Wie kam ich zu dem begehrten Stipendium? In meiner Dissertationsschrift wurde ein neues Verfahren zur Frequenzanalyse abgehandelt. Die gebräuchlichen Spektralverfahren verwenden künstliche Frequenzen mit ganzzahligen Frequenzverhältnissen. Erstmals gelang nun die exakte Rekonstruktion beliebiger Frequenzen in Zeitreihen; diese orientieren sich an der physikalischen Realität der Daten und müssen nicht im Voraus bekannt sein. Das Interesse an der Arbeit schlug größere Wellen. Mein zukünftiger Gastgeber Professor Burkhard Schaffrin aus den USA wies mich dann auf die Alexander von Humboldt-Stiftung hin, die meinen Antrag ohne Probleme bewilligte.

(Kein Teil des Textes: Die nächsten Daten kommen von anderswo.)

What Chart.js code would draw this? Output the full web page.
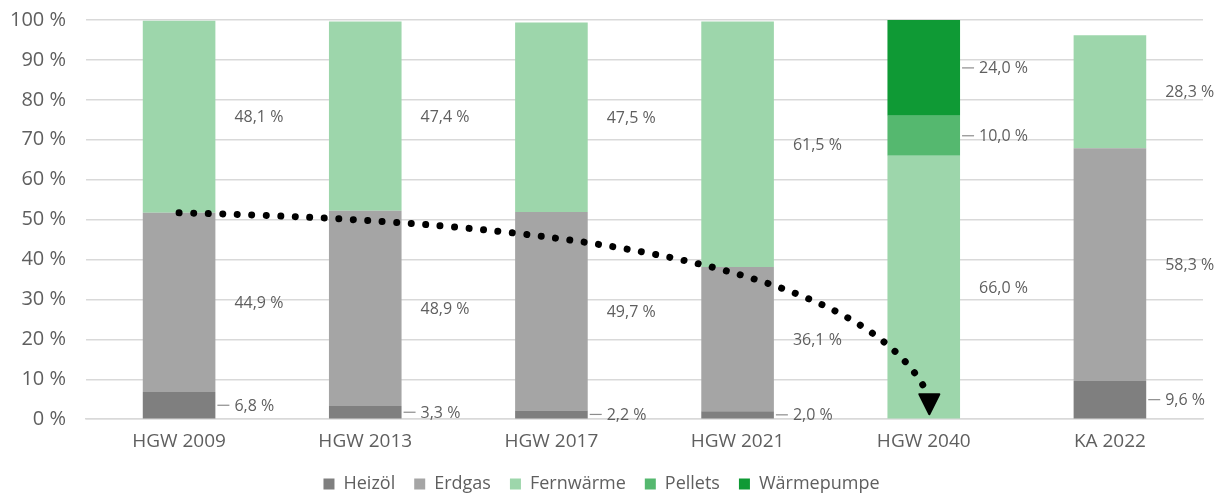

Die Geodäsie an der OSU zeichnet sich unter anderem durch Spitzenforschung in der Altimetrie aus. Die Satellitendaten werden hierbei von systematischen Fehlern befreit und dann Meereshöhen oder Veränderungen des Landeises berechnet, die wiederum Indikatoren für den globalen und regionalen Meeresanstieg sind. Mein neues Verfahren war von großer Bedeutung bei der Eliminierung von periodischen Störeinflüssen wie beispielsweise der Ozeangezeiten. Die amerikanische Geodäsie am OSU ist sehr praktisch ausgerichtet. Es gilt, möglichst schnell fertige Produkte an die Anwender zu liefern. An der TU Berlin steht die Entwicklung der Methodik im Vordergrund - auch hier sei dem Team der Berliner Kaffeerunde gedankt: Nichts ist so praktisch wie eine gute Theorie.

Nach zwei Jahren Stipendiatenzeit und hervorragender gegenseitiger Ergänzung wird unsere Kooperation nun weitergehen. Schon für diesen Sommer hat sich Professor Schaffrin aus den USA zu einem Arbeitsbesuch an unserem Institut an der TU Berlin angesagt.